* _THE TASK_: Extract everything from the first line through the line with "2.5], [7, 3, 2, 3]];", both ends included, except for any pictures.

>> begin

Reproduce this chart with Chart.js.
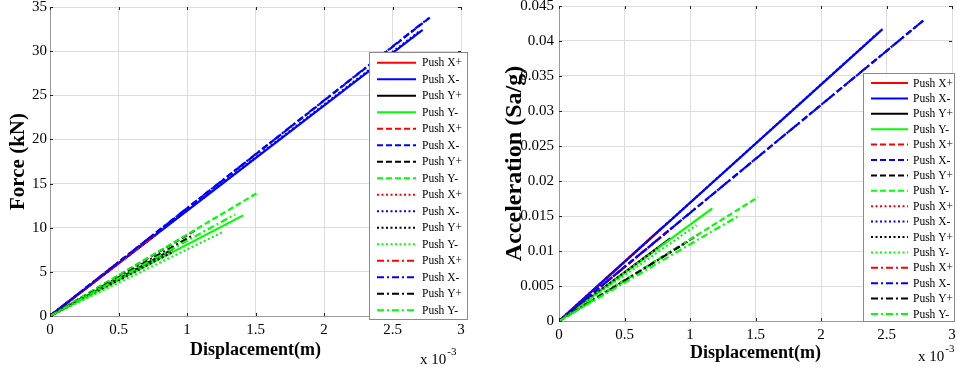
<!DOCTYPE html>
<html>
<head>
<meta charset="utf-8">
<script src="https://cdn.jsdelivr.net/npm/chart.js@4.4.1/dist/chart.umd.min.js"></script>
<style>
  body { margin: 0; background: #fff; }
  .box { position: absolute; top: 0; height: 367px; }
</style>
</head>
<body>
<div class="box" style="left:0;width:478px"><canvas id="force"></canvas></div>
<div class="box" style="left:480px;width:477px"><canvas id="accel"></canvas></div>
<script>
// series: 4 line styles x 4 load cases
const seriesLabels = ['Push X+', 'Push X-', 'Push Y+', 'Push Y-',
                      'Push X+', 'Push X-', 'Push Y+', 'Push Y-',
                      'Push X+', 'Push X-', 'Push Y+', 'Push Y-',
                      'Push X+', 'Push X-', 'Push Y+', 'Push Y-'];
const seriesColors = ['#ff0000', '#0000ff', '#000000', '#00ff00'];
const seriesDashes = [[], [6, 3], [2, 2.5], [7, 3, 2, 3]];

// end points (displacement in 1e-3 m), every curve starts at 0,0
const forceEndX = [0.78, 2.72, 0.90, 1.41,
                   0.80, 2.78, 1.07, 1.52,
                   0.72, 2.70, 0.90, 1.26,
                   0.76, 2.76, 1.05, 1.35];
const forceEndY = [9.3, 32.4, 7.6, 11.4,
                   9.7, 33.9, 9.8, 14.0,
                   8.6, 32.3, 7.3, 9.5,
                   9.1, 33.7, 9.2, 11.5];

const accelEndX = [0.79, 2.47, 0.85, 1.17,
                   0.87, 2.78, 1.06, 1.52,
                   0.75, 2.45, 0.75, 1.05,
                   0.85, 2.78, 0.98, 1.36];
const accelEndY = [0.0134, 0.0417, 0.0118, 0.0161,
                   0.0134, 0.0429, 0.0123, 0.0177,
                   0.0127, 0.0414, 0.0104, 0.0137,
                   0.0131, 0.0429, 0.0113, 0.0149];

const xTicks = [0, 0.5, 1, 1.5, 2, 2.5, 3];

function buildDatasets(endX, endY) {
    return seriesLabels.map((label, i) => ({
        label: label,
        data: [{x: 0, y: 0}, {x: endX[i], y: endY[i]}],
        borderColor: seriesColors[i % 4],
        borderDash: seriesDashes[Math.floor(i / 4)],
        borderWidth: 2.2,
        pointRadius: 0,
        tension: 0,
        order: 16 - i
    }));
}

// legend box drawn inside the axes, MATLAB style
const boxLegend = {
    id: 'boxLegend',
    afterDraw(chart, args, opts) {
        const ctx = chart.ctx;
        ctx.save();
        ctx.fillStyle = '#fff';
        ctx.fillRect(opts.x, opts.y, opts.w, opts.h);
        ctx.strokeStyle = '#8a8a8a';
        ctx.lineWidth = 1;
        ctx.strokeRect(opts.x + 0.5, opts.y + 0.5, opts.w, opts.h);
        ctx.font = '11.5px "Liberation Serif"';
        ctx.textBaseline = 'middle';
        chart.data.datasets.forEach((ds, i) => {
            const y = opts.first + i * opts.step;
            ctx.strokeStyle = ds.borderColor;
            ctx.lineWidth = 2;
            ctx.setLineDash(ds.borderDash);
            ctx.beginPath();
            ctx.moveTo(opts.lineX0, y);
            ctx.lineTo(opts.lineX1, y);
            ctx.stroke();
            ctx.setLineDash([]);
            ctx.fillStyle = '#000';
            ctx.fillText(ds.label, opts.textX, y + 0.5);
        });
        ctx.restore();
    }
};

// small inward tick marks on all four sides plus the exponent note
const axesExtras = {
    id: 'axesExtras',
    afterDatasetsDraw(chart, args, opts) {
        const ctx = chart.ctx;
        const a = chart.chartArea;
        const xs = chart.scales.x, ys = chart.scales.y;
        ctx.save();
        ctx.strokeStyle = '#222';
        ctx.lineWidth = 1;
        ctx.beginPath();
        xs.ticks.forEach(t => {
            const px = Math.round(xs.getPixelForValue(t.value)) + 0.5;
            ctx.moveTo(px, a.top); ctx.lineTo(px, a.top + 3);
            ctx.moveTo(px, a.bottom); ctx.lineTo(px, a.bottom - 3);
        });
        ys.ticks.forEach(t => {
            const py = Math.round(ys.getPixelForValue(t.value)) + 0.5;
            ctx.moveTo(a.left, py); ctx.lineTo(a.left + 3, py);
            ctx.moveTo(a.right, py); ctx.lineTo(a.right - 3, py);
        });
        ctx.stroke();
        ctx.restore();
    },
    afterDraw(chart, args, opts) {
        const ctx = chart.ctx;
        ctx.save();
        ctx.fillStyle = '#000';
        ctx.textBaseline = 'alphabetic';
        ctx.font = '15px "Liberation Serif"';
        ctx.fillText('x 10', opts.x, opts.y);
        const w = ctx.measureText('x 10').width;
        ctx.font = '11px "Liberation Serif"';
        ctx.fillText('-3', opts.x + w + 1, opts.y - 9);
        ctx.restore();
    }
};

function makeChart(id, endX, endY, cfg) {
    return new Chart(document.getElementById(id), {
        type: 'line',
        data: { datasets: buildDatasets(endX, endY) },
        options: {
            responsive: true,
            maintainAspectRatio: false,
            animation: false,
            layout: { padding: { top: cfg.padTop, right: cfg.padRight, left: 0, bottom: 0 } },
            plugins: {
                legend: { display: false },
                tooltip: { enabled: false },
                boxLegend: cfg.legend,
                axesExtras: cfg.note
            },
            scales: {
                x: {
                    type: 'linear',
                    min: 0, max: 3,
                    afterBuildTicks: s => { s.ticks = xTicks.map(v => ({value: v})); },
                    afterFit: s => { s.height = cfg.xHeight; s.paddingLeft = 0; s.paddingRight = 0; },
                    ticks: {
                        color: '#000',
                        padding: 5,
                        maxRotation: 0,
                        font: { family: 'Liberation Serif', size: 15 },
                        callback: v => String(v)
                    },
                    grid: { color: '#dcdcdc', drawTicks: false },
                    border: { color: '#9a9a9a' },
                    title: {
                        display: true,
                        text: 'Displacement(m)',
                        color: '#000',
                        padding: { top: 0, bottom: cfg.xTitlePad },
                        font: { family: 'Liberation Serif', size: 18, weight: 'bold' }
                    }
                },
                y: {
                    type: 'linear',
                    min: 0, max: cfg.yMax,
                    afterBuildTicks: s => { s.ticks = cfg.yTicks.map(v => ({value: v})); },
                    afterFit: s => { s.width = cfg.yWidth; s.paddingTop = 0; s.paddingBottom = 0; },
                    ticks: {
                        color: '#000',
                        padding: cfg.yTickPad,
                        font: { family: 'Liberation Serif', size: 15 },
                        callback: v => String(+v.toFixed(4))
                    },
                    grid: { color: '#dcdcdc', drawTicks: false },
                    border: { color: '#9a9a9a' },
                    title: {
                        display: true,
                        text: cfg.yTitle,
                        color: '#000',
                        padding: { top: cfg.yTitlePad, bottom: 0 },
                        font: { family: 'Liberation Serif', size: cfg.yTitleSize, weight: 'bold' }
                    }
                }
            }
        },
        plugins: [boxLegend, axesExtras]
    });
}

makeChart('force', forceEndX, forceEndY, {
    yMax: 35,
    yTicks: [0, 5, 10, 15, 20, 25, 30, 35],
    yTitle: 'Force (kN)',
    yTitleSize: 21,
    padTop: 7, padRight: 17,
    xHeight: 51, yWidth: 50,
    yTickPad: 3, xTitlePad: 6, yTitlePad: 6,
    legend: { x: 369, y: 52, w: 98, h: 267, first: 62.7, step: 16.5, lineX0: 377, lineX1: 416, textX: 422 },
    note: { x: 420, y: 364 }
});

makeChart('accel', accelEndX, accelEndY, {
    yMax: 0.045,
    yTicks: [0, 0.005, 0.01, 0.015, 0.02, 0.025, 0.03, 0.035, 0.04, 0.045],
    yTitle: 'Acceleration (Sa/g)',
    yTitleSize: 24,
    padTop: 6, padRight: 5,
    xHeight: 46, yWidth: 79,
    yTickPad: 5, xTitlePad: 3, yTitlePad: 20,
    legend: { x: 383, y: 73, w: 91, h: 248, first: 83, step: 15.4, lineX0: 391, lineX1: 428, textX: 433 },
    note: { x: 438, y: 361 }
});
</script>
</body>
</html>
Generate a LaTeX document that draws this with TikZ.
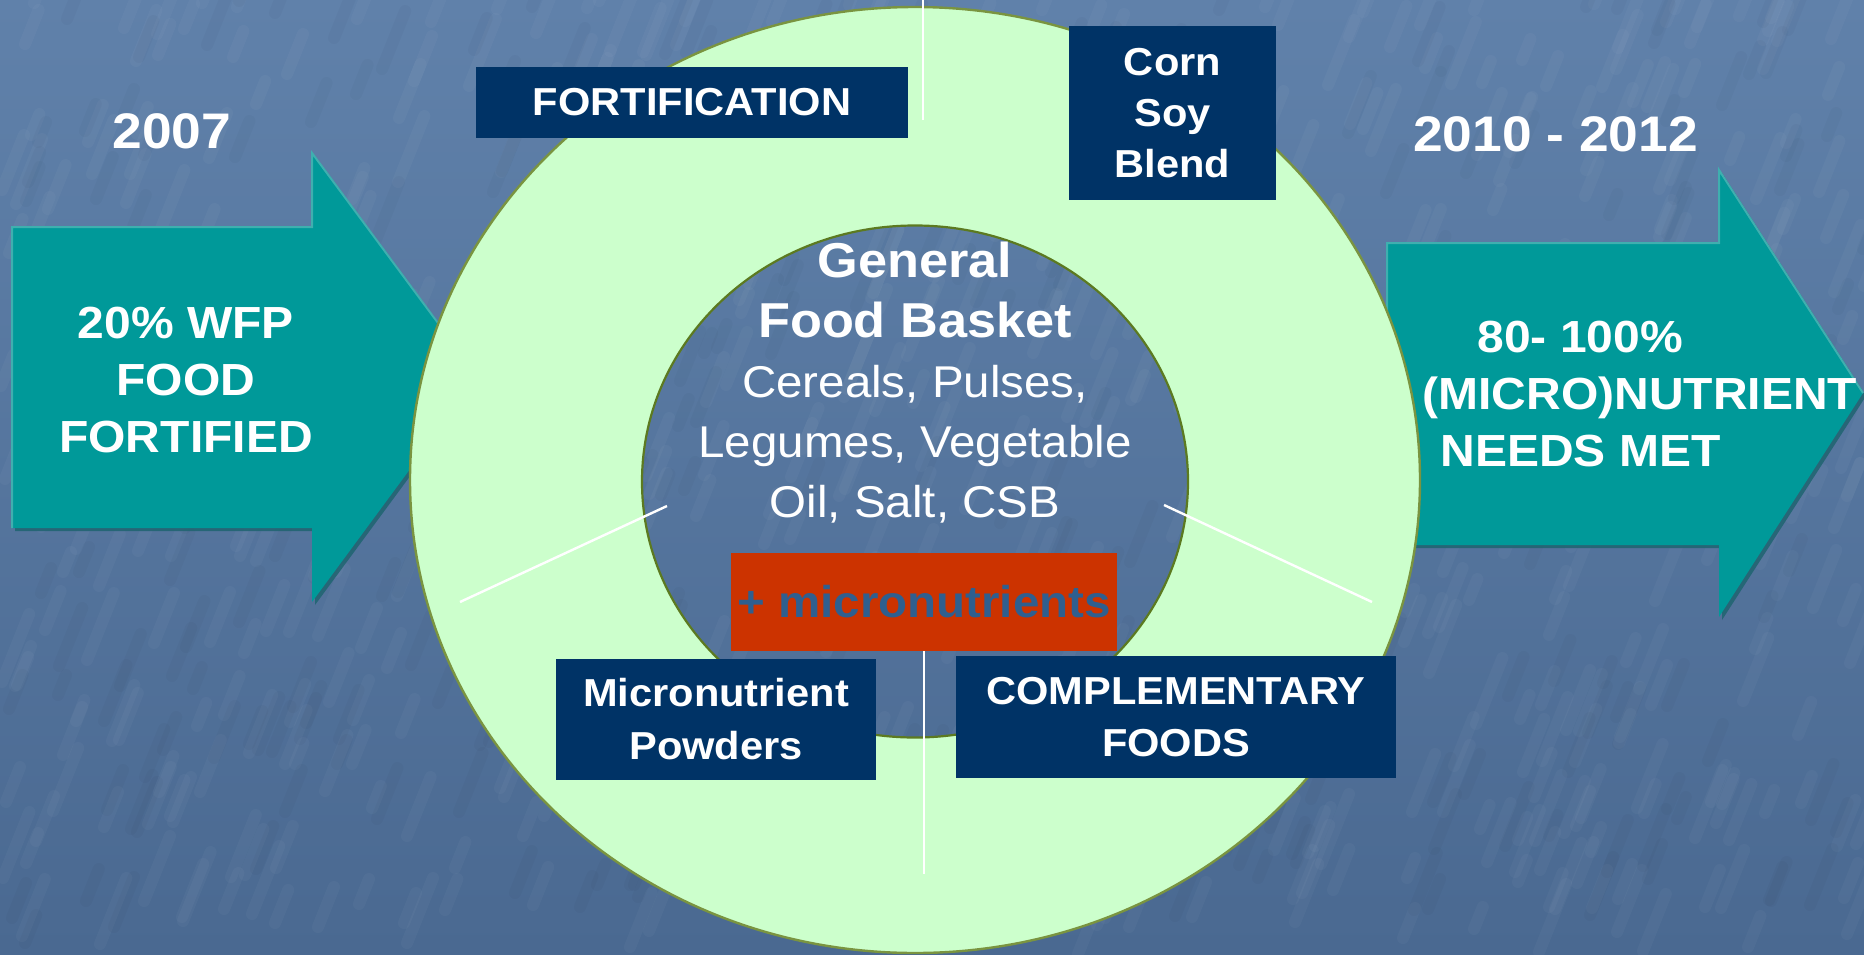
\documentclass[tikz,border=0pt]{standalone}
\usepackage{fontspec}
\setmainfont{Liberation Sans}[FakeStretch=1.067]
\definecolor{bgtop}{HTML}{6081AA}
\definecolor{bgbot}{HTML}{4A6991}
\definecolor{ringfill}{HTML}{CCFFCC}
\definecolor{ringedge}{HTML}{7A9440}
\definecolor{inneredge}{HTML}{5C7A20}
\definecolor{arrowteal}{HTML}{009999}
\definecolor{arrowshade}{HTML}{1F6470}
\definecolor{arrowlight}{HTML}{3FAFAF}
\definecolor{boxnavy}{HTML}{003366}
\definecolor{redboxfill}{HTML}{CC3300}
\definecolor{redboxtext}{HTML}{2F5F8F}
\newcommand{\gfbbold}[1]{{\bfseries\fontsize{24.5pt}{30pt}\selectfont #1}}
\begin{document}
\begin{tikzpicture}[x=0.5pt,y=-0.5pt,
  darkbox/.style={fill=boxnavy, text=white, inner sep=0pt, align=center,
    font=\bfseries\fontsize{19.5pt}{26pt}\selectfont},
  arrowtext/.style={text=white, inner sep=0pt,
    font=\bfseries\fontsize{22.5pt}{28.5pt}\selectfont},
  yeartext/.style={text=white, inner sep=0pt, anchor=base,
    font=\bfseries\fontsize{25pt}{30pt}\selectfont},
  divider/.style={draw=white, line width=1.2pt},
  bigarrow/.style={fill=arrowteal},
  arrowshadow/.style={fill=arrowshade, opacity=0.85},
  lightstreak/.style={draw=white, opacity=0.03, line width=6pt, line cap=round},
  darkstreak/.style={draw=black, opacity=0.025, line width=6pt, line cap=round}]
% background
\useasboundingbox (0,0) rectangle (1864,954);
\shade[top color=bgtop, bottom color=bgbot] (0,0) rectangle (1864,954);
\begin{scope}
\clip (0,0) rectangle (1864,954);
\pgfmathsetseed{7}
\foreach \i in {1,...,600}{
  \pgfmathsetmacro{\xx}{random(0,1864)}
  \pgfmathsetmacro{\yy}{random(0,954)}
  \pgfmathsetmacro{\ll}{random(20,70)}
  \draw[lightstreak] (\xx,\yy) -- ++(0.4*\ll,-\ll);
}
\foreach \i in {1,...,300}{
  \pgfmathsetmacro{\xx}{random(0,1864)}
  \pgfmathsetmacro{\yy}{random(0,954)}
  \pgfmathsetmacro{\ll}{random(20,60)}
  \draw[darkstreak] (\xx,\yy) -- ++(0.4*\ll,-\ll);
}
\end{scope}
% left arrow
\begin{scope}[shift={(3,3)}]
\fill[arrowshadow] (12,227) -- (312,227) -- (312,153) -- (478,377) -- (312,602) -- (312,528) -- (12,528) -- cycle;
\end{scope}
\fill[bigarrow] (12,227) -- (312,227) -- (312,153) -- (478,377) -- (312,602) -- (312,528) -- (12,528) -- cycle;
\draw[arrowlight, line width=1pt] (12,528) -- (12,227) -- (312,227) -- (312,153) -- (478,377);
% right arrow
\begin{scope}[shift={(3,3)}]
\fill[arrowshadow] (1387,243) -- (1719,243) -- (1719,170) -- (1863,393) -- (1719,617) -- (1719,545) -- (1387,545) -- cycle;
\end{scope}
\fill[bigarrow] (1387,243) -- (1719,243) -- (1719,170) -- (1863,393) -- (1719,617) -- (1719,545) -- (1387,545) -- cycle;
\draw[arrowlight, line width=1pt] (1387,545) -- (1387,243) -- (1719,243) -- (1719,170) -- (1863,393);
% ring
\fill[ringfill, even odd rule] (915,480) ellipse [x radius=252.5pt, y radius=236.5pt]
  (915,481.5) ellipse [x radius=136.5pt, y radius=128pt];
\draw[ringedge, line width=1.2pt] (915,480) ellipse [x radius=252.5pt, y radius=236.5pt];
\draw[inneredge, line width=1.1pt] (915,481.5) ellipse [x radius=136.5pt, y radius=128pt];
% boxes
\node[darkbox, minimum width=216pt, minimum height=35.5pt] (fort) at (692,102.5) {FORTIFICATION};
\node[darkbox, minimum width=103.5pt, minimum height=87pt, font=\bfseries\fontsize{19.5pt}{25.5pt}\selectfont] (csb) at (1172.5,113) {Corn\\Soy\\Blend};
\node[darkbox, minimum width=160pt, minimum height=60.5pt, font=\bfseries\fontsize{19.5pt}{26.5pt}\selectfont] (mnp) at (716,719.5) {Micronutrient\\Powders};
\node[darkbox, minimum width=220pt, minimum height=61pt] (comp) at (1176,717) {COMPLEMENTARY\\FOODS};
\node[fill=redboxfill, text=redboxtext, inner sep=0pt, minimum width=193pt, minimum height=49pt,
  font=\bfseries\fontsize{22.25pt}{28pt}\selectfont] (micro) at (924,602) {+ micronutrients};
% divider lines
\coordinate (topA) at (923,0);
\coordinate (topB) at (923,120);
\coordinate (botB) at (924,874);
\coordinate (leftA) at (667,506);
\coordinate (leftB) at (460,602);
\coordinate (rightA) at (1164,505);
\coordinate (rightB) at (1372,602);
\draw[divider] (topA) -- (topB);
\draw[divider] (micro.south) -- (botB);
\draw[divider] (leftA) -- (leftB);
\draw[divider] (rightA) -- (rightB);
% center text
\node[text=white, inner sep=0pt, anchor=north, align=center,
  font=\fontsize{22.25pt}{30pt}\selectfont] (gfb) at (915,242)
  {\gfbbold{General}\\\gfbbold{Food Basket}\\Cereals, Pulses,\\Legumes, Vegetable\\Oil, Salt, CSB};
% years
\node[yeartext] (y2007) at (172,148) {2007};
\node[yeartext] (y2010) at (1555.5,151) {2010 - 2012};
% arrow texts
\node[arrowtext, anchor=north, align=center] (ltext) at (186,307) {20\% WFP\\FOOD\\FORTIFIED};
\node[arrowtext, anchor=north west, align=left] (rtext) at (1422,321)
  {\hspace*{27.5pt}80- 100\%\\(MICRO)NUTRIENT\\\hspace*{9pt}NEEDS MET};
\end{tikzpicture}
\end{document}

>> end

* _SOLUTION_:
Reproduce this chart with Chart.js.
<!DOCTYPE html>
<html>
<head>
<meta charset="utf-8">
<script src="https://cdn.jsdelivr.net/npm/chart.js@4.4.1/dist/chart.umd.min.js"></script>
<style>
  body { margin: 0; background: #fff; }
  .box { position: absolute; top: 0; height: 367px; }
</style>
</head>
<body>
<div class="box" style="left:0;width:478px"><canvas id="force"></canvas></div>
<div class="box" style="left:480px;width:477px"><canvas id="accel"></canvas></div>
<script>
// series: 4 line styles x 4 load cases
const seriesLabels = ['Push X+', 'Push X-', 'Push Y+', 'Push Y-',
                      'Push X+', 'Push X-', 'Push Y+', 'Push Y-',
                      'Push X+', 'Push X-', 'Push Y+', 'Push Y-',
                      'Push X+', 'Push X-', 'Push Y+', 'Push Y-'];
const seriesColors = ['#ff0000', '#0000ff', '#000000', '#00ff00'];
const seriesDashes = [[], [6, 3], [2, 2.5], [7, 3, 2, 3]];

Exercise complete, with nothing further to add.